Source material -
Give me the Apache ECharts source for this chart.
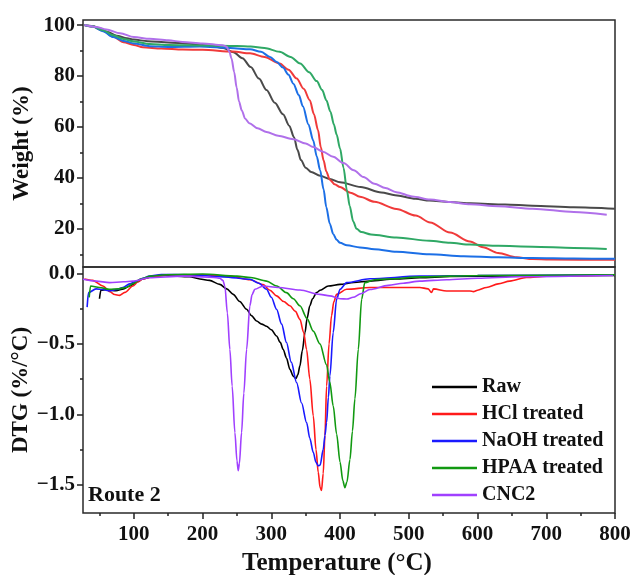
<!DOCTYPE html>
<html>
<head>
<meta charset="utf-8">
<script src="https://cdn.jsdelivr.net/npm/echarts@6/dist/echarts.min.js"></script>
<style>html,body{margin:0;padding:0;background:#fff}#c{width:630px;height:575px}</style>
</head>
<body>
<div id="c"></div>
<script>
// ---- Data ----
const seriesNames = ['Raw', 'HCl treated', 'NaOH treated', 'HPAA treated', 'CNC2'];
const xTickLabels = [100, 200, 300, 400, 500, 600, 700, 800];
const xMinorTicks = [50, 150, 250, 350, 450, 550, 650, 750];
const tgTickLabels = [20, 40, 60, 80, 100];
const tgMinorTicks = [10, 30, 50, 70, 90];
const dtgTickLabels = [0, -0.5, -1.0, -1.5];
const dtgMinorTicks = [-0.25, -0.75, -1.25];

// TG (weight %) curves: [temperature, weight]
const tgRaw = [[28,100],[40,99.6],[50,98.8],[62,97.3],[75,95.8],[90,94.8],[100,94.3],[120,93.7],[150,93.2],[180,92.7],[210,92],[230,91],[245,89.3],[258,87],[270,83.5],[282,79],[293,74.5],[305,69.5],[317,65],[326,60.5],[333,56],[338,51],[343,47],[350,44],[358,42.3],[371,40.8],[385,39.6],[400,38.3],[430,36.4],[460,34.3],[480,33.2],[510,31.8],[530,31.1],[560,30.5],[590,30],[640,29.5],[680,29.1],[740,28.5],[800,27.9]];
const tgHCl = [[28,100],[40,99.4],[55,97.8],[70,95.5],[85,93.3],[100,92.2],[113,91.3],[140,90.8],[171,90.4],[200,90.3],[244,89.6],[269,88.9],[290,87.5],[312,84.9],[325,82.5],[337,79],[347,75],[356,70.5],[362,65],[368,58.7],[372,52],[376,46.9],[380,42.5],[385,39.3],[392,37.5],[400,36.4],[415,34.2],[429,32.6],[450,30.6],[482,27.8],[510,25.2],[531,22.5],[560,18.5],[589,15],[608,12.8],[630,10.5],[657,8.8],[680,8.1],[705,7.9],[800,7.8]];
const tgNaOH = [[28,100],[40,99.4],[55,97.6],[70,95.3],[85,93.8],[100,92.8],[123,91.7],[150,91.4],[196,91.6],[240,91],[269,90.5],[285,89.5],[298,87.5],[308,85.5],[317,83.3],[325,80.5],[332,77],[340,72.5],[346,68],[354,61],[361,54.7],[366,48.5],[371,43],[376,35.5],[380,28.5],[385,22],[390,18],[395,15.7],[400,14.5],[410,13.5],[429,12.7],[450,12],[482,11],[530,10],[580,9.2],[630,8.8],[680,8.5],[740,8.3],[800,8.2]];
const tgHPAA = [[28,100],[40,99.5],[55,98],[70,96],[85,94.5],[100,93.6],[123,92.6],[150,92.2],[200,92],[250,91.8],[270,91.6],[290,91],[312,89.5],[328,87.5],[342,84.9],[355,81.5],[366,78],[374,74.5],[380,70.5],[386,66],[391,61],[395,57],[400,51.5],[405,44],[410,35],[414,29],[419,23],[424,20],[431,18.7],[445,17.8],[482,16.6],[530,15.3],[560,14.5],[589,13.8],[630,13.3],[680,13],[740,12.5],[788,12.1]];
const tgCNC2 = [[28,100],[45,99.3],[60,98.3],[80,96.8],[100,95.3],[123,94.6],[150,94],[171,93.4],[200,92.8],[229,92.1],[235,91.5],[239,89.5],[242,87],[246,81.5],[249.5,75.5],[253,70],[257,66.5],[262,63.2],[268,61.5],[280,59.5],[293,58],[310,56.5],[332,55.2],[350,53.5],[361,52.1],[375,50.3],[390,48.3],[405,45.8],[420,43],[434,40.3],[450,37.7],[466,36],[482,34.4],[505,32.7],[531,31.5],[560,30.5],[589,29.6],[630,28.9],[680,27.9],[740,26.6],[788,25.5]];

// DTG (%/°C) curves: [temperature, dtg]
const dtgRaw = [[50,-0.18],[52,-0.12],[60,-0.115],[74,-0.123],[85,-0.11],[94,-0.09],[105,-0.06],[113,-0.04],[130,-0.02],[146,-0.015],[181,-0.024],[196,-0.04],[210,-0.05],[225,-0.078],[235,-0.11],[244.5,-0.149],[254,-0.2],[264,-0.255],[271,-0.3],[278.5,-0.338],[286,-0.36],[293,-0.375],[300,-0.4],[307.6,-0.444],[313,-0.49],[317.3,-0.54],[322,-0.6],[327,-0.68],[332,-0.73],[335.8,-0.746],[338.5,-0.72],[341.6,-0.656],[345,-0.55],[349,-0.42],[352,-0.32],[356,-0.23],[360,-0.18],[365.8,-0.137],[371,-0.12],[383,-0.09],[400,-0.078],[420,-0.065],[443.5,-0.055],[480,-0.04],[516,-0.031],[560,-0.022],[650,-0.018],[800,-0.015]];
const dtgHCl = [[28,-0.04],[40,-0.05],[55,-0.09],[65,-0.13],[72,-0.15],[79,-0.156],[87,-0.135],[98.5,-0.09],[106,-0.06],[113,-0.04],[130,-0.02],[146.6,-0.012],[200,-0.01],[240,-0.02],[269,-0.045],[288,-0.08],[298,-0.12],[307.6,-0.16],[318,-0.2],[327,-0.23],[335,-0.27],[341.6,-0.326],[347,-0.42],[351.3,-0.54],[356,-0.75],[361,-1.01],[365,-1.25],[368.2,-1.41],[371,-1.52],[373,-1.54],[375.5,-1.42],[378,-1.15],[380.4,-0.8],[384,-0.5],[387.6,-0.3],[391,-0.2],[395,-0.149],[409.5,-0.113],[443.5,-0.1],[492,-0.1],[516,-0.1],[528,-0.11],[533,-0.136],[536,-0.11],[555,-0.125],[575,-0.125],[589,-0.125],[594,-0.13],[600,-0.12],[613,-0.1],[630,-0.075],[647,-0.055],[671,-0.03],[700,-0.02],[800,-0.012]];
const dtgNaOH = [[32,-0.24],[34,-0.137],[45,-0.11],[55,-0.115],[64.6,-0.125],[75,-0.115],[84,-0.1],[94,-0.075],[103.4,-0.055],[113,-0.035],[122.8,-0.02],[140,-0.008],[180,-0.01],[230,-0.025],[268.8,-0.042],[282,-0.07],[293,-0.113],[300,-0.17],[307.6,-0.255],[315,-0.36],[322,-0.49],[329,-0.63],[336.8,-0.775],[344,-0.92],[351.3,-1.058],[356,-1.17],[361,-1.27],[365,-1.34],[368.2,-1.365],[371,-1.36],[375.5,-1.25],[378,-1.15],[380.4,-1.058],[383,-0.88],[385.2,-0.727],[390,-0.42],[395,-0.184],[400,-0.113],[409.5,-0.066],[443.5,-0.038],[516,-0.02],[600,-0.015],[800,-0.01]];
const dtgHPAA = [[35,-0.17],[37,-0.09],[50,-0.1],[64.6,-0.113],[78,-0.11],[88.8,-0.1],[100,-0.07],[110,-0.04],[125,-0.02],[146,-0.01],[200,-0.005],[250,-0.02],[270,-0.03],[293,-0.055],[308,-0.09],[322,-0.137],[332,-0.18],[341.6,-0.23],[352,-0.32],[361,-0.41],[370.7,-0.5],[380.4,-0.65],[385,-0.77],[390,-0.94],[395,-1.14],[400,-1.34],[404,-1.47],[407,-1.52],[410,-1.48],[414.4,-1.32],[418,-1.12],[421.6,-0.89],[426.5,-0.54],[431.4,-0.184],[436,-0.066],[450,-0.045],[467.8,-0.04],[520,-0.025],[600,-0.015],[800,-0.01]];
const dtgCNC2 = [[26,-0.042],[45,-0.055],[64.6,-0.066],[85,-0.06],[98.5,-0.055],[122,-0.031],[171,-0.02],[200,-0.025],[219.8,-0.031],[225,-0.035],[229.5,-0.05],[232.4,-0.09],[236,-0.28],[239.7,-0.54],[243,-0.8],[247,-1.13],[250,-1.33],[251.8,-1.40],[253.5,-1.35],[256.7,-1.13],[260,-0.85],[264,-0.54],[268.8,-0.23],[272,-0.15],[276,-0.113],[288,-0.09],[310,-0.1],[341.6,-0.118],[370.7,-0.149],[385,-0.16],[400,-0.18],[410,-0.182],[419,-0.17],[430,-0.145],[443.5,-0.115],[470,-0.085],[492,-0.07],[516,-0.055],[555,-0.045],[600,-0.035],[662,-0.024],[797,-0.015]];

const tgData = [tgRaw, tgHCl, tgNaOH, tgHPAA, tgCNC2];
const dtgData = [dtgRaw, dtgHCl, dtgNaOH, dtgHPAA, dtgCNC2];
const tgColors = ['#4a4a4a', '#f03a3a', '#1c6fe6', '#2fa865', '#b070ea'];
const dtgColors = ['#000000', '#ff1a1a', '#1a1aff', '#119911', '#a040ff'];

// ---- Chart ----
const FONT = '"Liberation Serif", "Times New Roman", serif';
const INK = '#111';
const tickStyle = {color: '#222', width: 1.5};
const chart = echarts.init(document.getElementById('c'), null, {renderer: 'canvas'});

function fmtDtg(v) {
  const s = Math.abs(v).toFixed(1);
  return v < 0 ? '\u2212' + s : s;
}

const series = [];
tgData.forEach((d, i) => series.push({
  name: seriesNames[i] + ' TG', type: 'line', xAxisIndex: 0, yAxisIndex: 0,
  data: d, symbol: 'none', smooth: 0.3, smoothMonotone: 'x',
  lineStyle: {color: tgColors[i], width: 2}, itemStyle: {color: tgColors[i]}, z: 3
}));
dtgData.forEach((d, i) => series.push({
  name: seriesNames[i], type: 'line', xAxisIndex: 1, yAxisIndex: 1,
  data: d, symbol: 'none', smooth: 0.3, smoothMonotone: 'x',
  lineStyle: {color: dtgColors[i], width: 1.6}, itemStyle: {color: dtgColors[i]}, z: 3
}));

const gridBase = {left: 83, right: 15, show: true, borderColor: '#2a2a2a', borderWidth: 1.5,
  backgroundColor: 'transparent', containLabel: false, outerBoundsMode: 'none'};
const noLine = {show: false, onZero: false};
const nameStyle = {fontFamily: FONT, fontWeight: 'bold', fontSize: 23, color: INK};
const labStyle = {fontFamily: FONT, fontWeight: 'bold', fontSize: 21, color: INK};

const option = {
  animation: false,
  backgroundColor: '#fff',
  grid: [
    Object.assign({top: 20, height: 247}, gridBase),
    Object.assign({top: 267, height: 246}, gridBase)
  ],
  xAxis: [
    {type: 'value', gridIndex: 0, position: 'bottom', min: 26, max: 800, axisLine: noLine, axisTick: {show: false}, axisLabel: {show: false}, splitLine: {show: false}},
    {type: 'value', gridIndex: 1, position: 'bottom', offset: 0, min: 26, max: 800, axisLine: noLine,
     axisTick: {show: true, length: 6, lineStyle: tickStyle, customValues: xTickLabels},
     axisLabel: Object.assign({show: true, customValues: xTickLabels, margin: 11}, labStyle),
     splitLine: {show: false},
     name: 'Temperature (\u00B0C)', nameLocation: 'middle', nameGap: 38, nameMoveOverlap: false,
     nameTextStyle: Object.assign({}, nameStyle, {fontSize: 25, padding: [0, 24, 0, 0]})},
    {type: 'value', gridIndex: 1, position: 'bottom', offset: 0, min: 26, max: 800, axisLine: noLine,
     axisTick: {show: true, length: 3, lineStyle: tickStyle, customValues: xMinorTicks},
     axisLabel: {show: false}, splitLine: {show: false}}
  ],
  yAxis: [
    {type: 'value', gridIndex: 0, position: 'left', offset: 0, min: 5, max: 102, axisLine: noLine,
     axisTick: {show: true, length: 6, lineStyle: tickStyle, customValues: tgTickLabels},
     axisLabel: Object.assign({show: true, customValues: tgTickLabels, margin: 8}, labStyle),
     splitLine: {show: false},
     name: 'Weight (%)', nameLocation: 'middle', nameGap: 49, nameMoveOverlap: false,
     nameTextStyle: nameStyle},
    {type: 'value', gridIndex: 1, position: 'left', offset: 0, min: -1.7, max: 0.045, axisLine: noLine,
     axisTick: {show: true, length: 6, lineStyle: tickStyle, customValues: dtgTickLabels},
     axisLabel: Object.assign({show: true, customValues: dtgTickLabels, margin: 8, formatter: fmtDtg}, labStyle),
     splitLine: {show: false},
     name: 'DTG (%/\u00B0C)', nameLocation: 'middle', nameGap: 50, nameMoveOverlap: false,
     nameTextStyle: nameStyle},
    {type: 'value', gridIndex: 0, position: 'left', offset: 0, min: 5, max: 102, axisLine: noLine,
     axisTick: {show: true, length: 3, lineStyle: tickStyle, customValues: tgMinorTicks},
     axisLabel: {show: false}, splitLine: {show: false}},
    {type: 'value', gridIndex: 1, position: 'left', offset: 0, min: -1.7, max: 0.045, axisLine: noLine,
     axisTick: {show: true, length: 3, lineStyle: tickStyle, customValues: dtgMinorTicks},
     axisLabel: {show: false}, splitLine: {show: false}}
  ],
  legend: {
    data: seriesNames, orient: 'vertical', left: 432, top: 377,
    icon: 'rect', itemWidth: 45, itemHeight: 2.5, itemGap: 7, padding: 0,
    textStyle: {fontFamily: FONT, fontWeight: 'bold', fontSize: 20, color: INK, lineHeight: 20}
  },
  graphic: [
    {type: 'text', left: 88, top: 484, style: {text: 'Route 2', font: 'bold 22px "Liberation Serif", serif', fill: INK}}
  ],
  series: series
};
chart.setOption(option);
</script>
</body>
</html>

Objective - Repeat only what lies between the start of the data and the end of the line containing "const dtgMinorTicks = [-0.25, -0.75, -1.25];", exactly, with pictures left out.

Answer to the exercise -
Give me the Apache ECharts source for this chart.
<!DOCTYPE html>
<html>
<head>
<meta charset="utf-8">
<script src="https://cdn.jsdelivr.net/npm/echarts@6/dist/echarts.min.js"></script>
<style>html,body{margin:0;padding:0;background:#fff}#c{width:630px;height:575px}</style>
</head>
<body>
<div id="c"></div>
<script>
// ---- Data ----
const seriesNames = ['Raw', 'HCl treated', 'NaOH treated', 'HPAA treated', 'CNC2'];
const xTickLabels = [100, 200, 300, 400, 500, 600, 700, 800];
const xMinorTicks = [50, 150, 250, 350, 450, 550, 650, 750];
const tgTickLabels = [20, 40, 60, 80, 100];
const tgMinorTicks = [10, 30, 50, 70, 90];
const dtgTickLabels = [0, -0.5, -1.0, -1.5];
const dtgMinorTicks = [-0.25, -0.75, -1.25];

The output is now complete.